THE EXERCISE: Only the lines from the top of the listing below to the line that has "hot_fr60b_fit = [76.0, 67.0, 77.5, 65.0, 59.7, 39.7, 27.0, 21.0]" should be echoed, with both ends kept and pictures left out.

DATASET SECTION:
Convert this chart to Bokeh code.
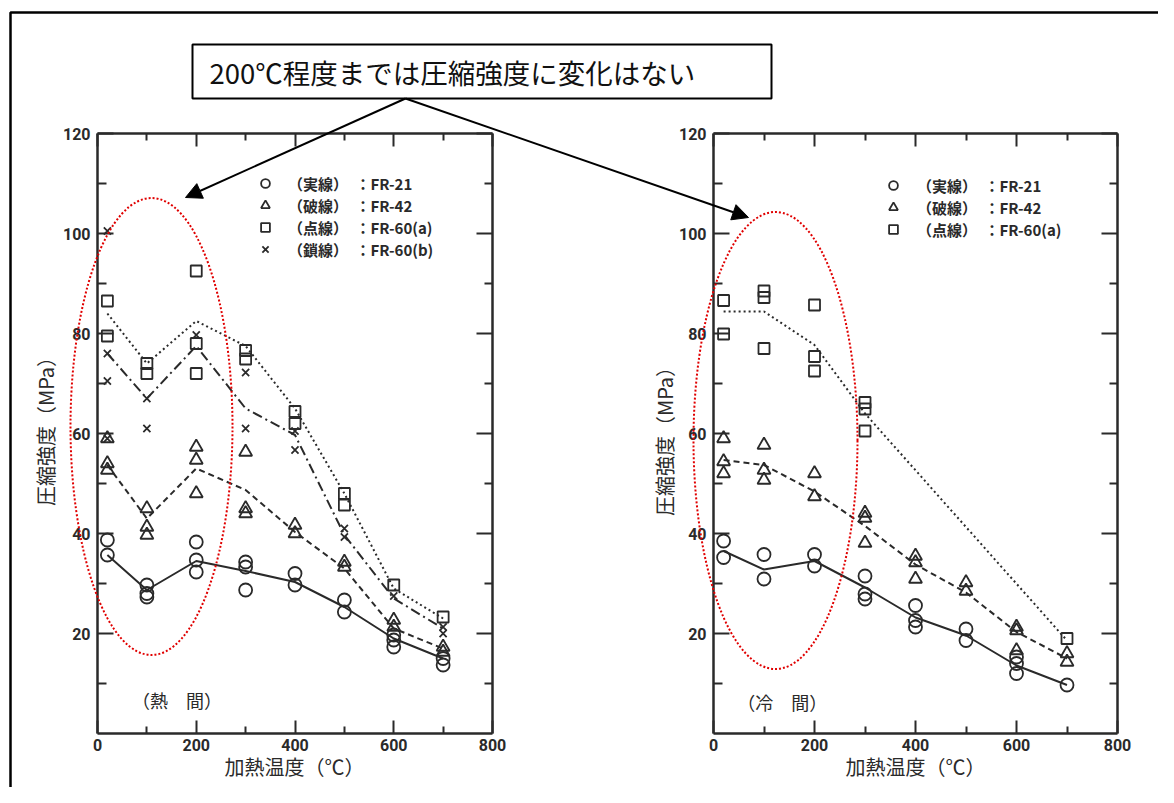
import math
from bokeh.plotting import figure
from bokeh.models import (Range1d, LinearAxis, FixedTicker, Legend, LegendItem,
                          Label, Arrow, NormalHead)
from bokeh.layouts import row, column
from bokeh.embed import file_html
from bokeh.resources import INLINE

# ---------------- data ----------------
fit_temps = [20, 100, 200, 300, 400, 500, 600, 700]

# 熱間 (hot)
hot_fr21_x = [20, 20, 100, 100, 100, 200, 200, 200, 300, 300, 300, 400, 400, 500, 500, 600, 600, 600, 700, 700]
hot_fr21_y = [38.7, 35.7, 29.7, 28.0, 27.3, 38.3, 34.7, 32.3, 34.3, 33.3, 28.7, 32.0, 29.7, 26.7, 24.3, 19.7, 18.7, 17.3, 15.0, 13.7]
hot_fr21_fit = [35.7, 28.7, 34.5, 32.5, 30.3, 25.3, 19.0, 15.0]

hot_fr42_x = [20, 20, 20, 100, 100, 100, 200, 200, 200, 300, 300, 300, 400, 400, 500, 500, 600, 600, 700, 700]
hot_fr42_y = [59.0, 54.0, 52.7, 45.0, 41.3, 39.7, 57.3, 54.7, 48.0, 56.3, 45.0, 44.0, 41.7, 40.0, 34.3, 33.3, 22.7, 21.3, 17.3, 16.3]
hot_fr42_fit = [53.7, 43.0, 53.0, 48.7, 40.3, 33.0, 21.0, 17.0]

hot_fr60a_x = [20, 20, 100, 100, 200, 200, 200, 300, 300, 400, 400, 500, 500, 600, 700]
hot_fr60a_y = [86.5, 79.5, 74.0, 72.0, 92.5, 78.0, 72.0, 76.6, 74.9, 64.4, 62.0, 48.0, 45.7, 29.7, 23.3]
hot_fr60a_fit = [84.0, 74.0, 82.5, 77.5, 65.0, 48.0, 29.0, 23.0]

hot_fr60b_x = [20, 20, 20, 20, 100, 100, 200, 300, 300, 400, 400, 500, 500, 600, 700, 700]
hot_fr60b_y = [100.5, 76.0, 70.5, 59.0, 67.0, 61.0, 79.7, 72.2, 61.0, 60.5, 56.7, 41.0, 39.3, 27.5, 21.3, 20.0]
hot_fr60b_fit = [76.0, 67.0, 77.5, 65.0, 59.7, 39.7, 27.0, 21.0]

# 冷間 (cold)
cold_fr21_x = [20, 20, 100, 100, 200, 200, 300, 300, 300, 400, 400, 400, 500, 500, 600, 600, 600, 700]
cold_fr21_y = [38.5, 35.2, 35.8, 30.9, 35.8, 33.5, 31.5, 27.9, 26.9, 25.6, 22.6, 21.3, 20.9, 18.6, 15.3, 14.0, 12.0, 9.7]
cold_fr21_fit = [36.5, 32.8, 34.5, 29.2, 23.2, 19.6, 13.6, 9.7]

cold_fr42_x = [20, 20, 20, 100, 100, 100, 200, 200, 300, 300, 300, 400, 400, 400, 500, 500, 600, 600, 600, 700, 700]
cold_fr42_y = [59.0, 54.4, 52.0, 57.7, 52.7, 50.7, 52.0, 47.4, 44.1, 43.1, 38.1, 35.5, 34.2, 30.9, 30.2, 28.5, 21.3, 20.6, 16.6, 16.0, 14.3]
cold_fr42_fit = [54.7, 53.7, 48.4, 41.5, 33.8, 28.2, 20.3, 15.0]

cold_fr60a_x = [20, 20, 100, 100, 100, 200, 200, 200, 300, 300, 300, 700]
cold_fr60a_y = [86.6, 79.9, 88.5, 87.2, 77.0, 85.7, 75.4, 72.5, 66.2, 64.9, 60.5, 19.0]
cold_fr60a_fit_x = [20, 100, 200, 300, 700]
cold_fr60a_fit = [84.4, 84.4, 77.7, 64.0, 18.6]

legend_labels = ["（実線）　：FR-21", "（破線）　：FR-42", "（点線）　：FR-60(a)", "（鎖線）　：FR-60(b)"]

x_major = [0, 200, 400, 600, 800]
x_minor = [100, 300, 500, 700]
y_major = [20, 40, 60, 80, 100, 120]
y_minor = [10, 30, 50, 70, 90, 110]

x_title = "加熱温度（℃）"
y_title = "圧縮強度（MPa）"
note_text = "200℃程度までは圧縮強度に変化はない"

# ---------------- style ----------------
INK = "#2a2a2a"
CJK = "Noto Sans CJK JP"
NUM = "Roboto"
W, H = 1158, 787

MARK = {
    "FR-21": dict(marker="circle", size=13),
    "FR-42": dict(marker="triangle", size=13),
    "FR-60a": dict(marker="square", size=11),
    "FR-60b": dict(marker="x", size=10),
}
DASH = {"FR-21": "solid", "FR-42": "6 4", "FR-60a": "2 3", "FR-60b": "10 4 2 4"}


def style_axis(ax, major_in, minor_in, labels):
    ax.axis_line_width = 2.5
    ax.axis_line_color = INK
    ax.major_tick_in = major_in
    ax.major_tick_out = 0
    ax.minor_tick_in = minor_in
    ax.minor_tick_out = 0
    ax.major_tick_line_width = 2
    ax.minor_tick_line_width = 2
    ax.major_tick_line_color = INK
    ax.minor_tick_line_color = INK
    if labels:
        ax.major_label_text_font = NUM
        ax.major_label_text_font_style = "bold"
        ax.major_label_text_font_size = "16px"
        ax.major_label_text_color = INK
    else:
        ax.major_label_text_color = None
        ax.major_label_text_font_size = "8px"
        ax.major_label_standoff = 0


def make_panel(width, mb, series, legend_loc, standoff, tag, tag_pos):
    p = figure(width=width, height=H, x_range=Range1d(0, 800), y_range=Range1d(0, 120),
               output_backend="svg", toolbar_location=None,
               x_axis_location=None, y_axis_location=None,
               min_border_left=mb[0], min_border_right=mb[1],
               min_border_top=mb[2], min_border_bottom=mb[3])
    p.outline_line_color = None
    p.grid.visible = False

    xt = FixedTicker(ticks=x_major, minor_ticks=x_minor)
    yt = FixedTicker(ticks=y_major, minor_ticks=y_minor)

    bottom = LinearAxis(ticker=xt)
    style_axis(bottom, 13, 7, True)
    bottom.major_label_standoff = 5
    p.add_layout(bottom, "below")

    left = LinearAxis(ticker=yt)
    style_axis(left, 16, 9, True)
    left.major_label_standoff = 7
    p.add_layout(left, "left")

    top = LinearAxis(ticker=xt)
    style_axis(top, 13, 7, False)
    p.add_layout(top, "above")

    right = LinearAxis(ticker=yt)
    style_axis(right, 16, 8, False)
    p.add_layout(right, "right")

    items = []
    for key, label, xs, ys, fx, fy in series:
        p.line(fx, fy, line_color=INK, line_width=2, line_dash=DASH[key])
        r = p.scatter(xs, ys, fill_color=None, line_color=INK, line_width=1.8, **MARK[key])
        items.append(LegendItem(label=label, renderers=[r]))

    leg = Legend(items=items, location=legend_loc, orientation="vertical",
                 background_fill_alpha=0, border_line_color=None,
                 label_text_font=CJK, label_text_font_size="15px",
                 label_text_font_style="bold", label_text_color=INK,
                 glyph_width=22, glyph_height=22, label_standoff=standoff,
                 padding=0, margin=0, spacing=0, label_height=22)
    p.add_layout(leg, "center")

    p.add_layout(Label(x=tag_pos[0], y=tag_pos[1], text=tag, text_font=CJK,
                       text_font_size="18px", text_color=INK, text_baseline="middle"))
    return p


hot_series = [
    ("FR-21", legend_labels[0], hot_fr21_x, hot_fr21_y, fit_temps, hot_fr21_fit),
    ("FR-42", legend_labels[1], hot_fr42_x, hot_fr42_y, fit_temps, hot_fr42_fit),
    ("FR-60a", legend_labels[2], hot_fr60a_x, hot_fr60a_y, fit_temps, hot_fr60a_fit),
    ("FR-60b", legend_labels[3], hot_fr60b_x, hot_fr60b_y, fit_temps, hot_fr60b_fit),
]
cold_series = [
    ("FR-21", legend_labels[0], cold_fr21_x, cold_fr21_y, fit_temps, cold_fr21_fit),
    ("FR-42", legend_labels[1], cold_fr42_x, cold_fr42_y, fit_temps, cold_fr42_fit),
    ("FR-60a", legend_labels[2], cold_fr60a_x, cold_fr60a_y, cold_fr60a_fit_x, cold_fr60a_fit),
]

# left panel: frame x 97..492, y 133..733 ; right panel: frame x 713..1117, y 132..740
left_fig = make_panel(592, (97, 100, 133, 54), hot_series, (157, 473), 12,
                      "（熱　間）", (70, 6.8))
right_fig = make_panel(566, (121, 41, 132, 47), cold_series, (169, 493), 13,
                       "（冷　間）", (47, 6.3))

# ---------------- overlay (callout, arrows, ellipses, page frame, axis titles) ----------------
ov = figure(width=W, height=H, x_range=Range1d(0, W), y_range=Range1d(H, 0),
            output_backend="svg", toolbar_location=None, min_border=0,
            x_axis_location=None, y_axis_location=None,
            background_fill_color=None, border_fill_color=None, outline_line_color=None)
ov.grid.visible = False

FRAME = dict(x=[10, 10, W], y=[H, 12, 12])
BOX = dict(left=192, right=771, top=44, bottom=98)
ARROW_FROM = (405, 98)
ARROW_TO = [(185, 197), (748, 217)]
ELL = dict(x=[151, 775], y=[426, 440], width=[162, 164], height=[457, 457])
X_TITLE_POS = [(294, 766), (915, 766)]
Y_TITLE_POS = [(45, 426), (664, 436)]

ov.line(FRAME["x"], FRAME["y"], line_color="black", line_width=2.5)
ov.quad(fill_color="white", line_color="black", line_width=2, **BOX)
ov.add_layout(Label(x=209, y=71, text=note_text, text_font=CJK, text_font_size="27.5px",
                    text_color="#111111", text_baseline="middle", text_align="left"))
for tx, ty in ARROW_TO:
    ov.add_layout(Arrow(end=NormalHead(size=16, fill_color="black", line_color="black"),
                        x_start=ARROW_FROM[0], y_start=ARROW_FROM[1], x_end=tx, y_end=ty,
                        line_color="black", line_width=2))
ov.ellipse(fill_color=None, line_color="#e00000", line_width=2, line_dash="2 2", **ELL)
for tx, ty in X_TITLE_POS:
    ov.add_layout(Label(x=tx, y=ty, text=x_title, text_font=CJK, text_font_size="20px",
                        text_color=INK, text_align="center", text_baseline="middle"))
for tx, ty in Y_TITLE_POS:
    ov.add_layout(Label(x=tx, y=ty, text=y_title, angle=math.pi / 2, text_font=CJK,
                        text_font_size="20px", text_color=INK,
                        text_align="center", text_baseline="middle"))
ov.styles = {"position": "absolute", "z-index": "10"}

layout = column(ov, row(left_fig, right_fig, spacing=0), spacing=0)

open("out.html", "w").write(file_html(layout, INLINE))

SOLVED EXERCISE:
Convert this chart to Bokeh code.
import math
from bokeh.plotting import figure
from bokeh.models import (Range1d, LinearAxis, FixedTicker, Legend, LegendItem,
                          Label, Arrow, NormalHead)
from bokeh.layouts import row, column
from bokeh.embed import file_html
from bokeh.resources import INLINE

# ---------------- data ----------------
fit_temps = [20, 100, 200, 300, 400, 500, 600, 700]

# 熱間 (hot)
hot_fr21_x = [20, 20, 100, 100, 100, 200, 200, 200, 300, 300, 300, 400, 400, 500, 500, 600, 600, 600, 700, 700]
hot_fr21_y = [38.7, 35.7, 29.7, 28.0, 27.3, 38.3, 34.7, 32.3, 34.3, 33.3, 28.7, 32.0, 29.7, 26.7, 24.3, 19.7, 18.7, 17.3, 15.0, 13.7]
hot_fr21_fit = [35.7, 28.7, 34.5, 32.5, 30.3, 25.3, 19.0, 15.0]

hot_fr42_x = [20, 20, 20, 100, 100, 100, 200, 200, 200, 300, 300, 300, 400, 400, 500, 500, 600, 600, 700, 700]
hot_fr42_y = [59.0, 54.0, 52.7, 45.0, 41.3, 39.7, 57.3, 54.7, 48.0, 56.3, 45.0, 44.0, 41.7, 40.0, 34.3, 33.3, 22.7, 21.3, 17.3, 16.3]
hot_fr42_fit = [53.7, 43.0, 53.0, 48.7, 40.3, 33.0, 21.0, 17.0]

hot_fr60a_x = [20, 20, 100, 100, 200, 200, 200, 300, 300, 400, 400, 500, 500, 600, 700]
hot_fr60a_y = [86.5, 79.5, 74.0, 72.0, 92.5, 78.0, 72.0, 76.6, 74.9, 64.4, 62.0, 48.0, 45.7, 29.7, 23.3]
hot_fr60a_fit = [84.0, 74.0, 82.5, 77.5, 65.0, 48.0, 29.0, 23.0]

hot_fr60b_x = [20, 20, 20, 20, 100, 100, 200, 300, 300, 400, 400, 500, 500, 600, 700, 700]
hot_fr60b_y = [100.5, 76.0, 70.5, 59.0, 67.0, 61.0, 79.7, 72.2, 61.0, 60.5, 56.7, 41.0, 39.3, 27.5, 21.3, 20.0]
hot_fr60b_fit = [76.0, 67.0, 77.5, 65.0, 59.7, 39.7, 27.0, 21.0]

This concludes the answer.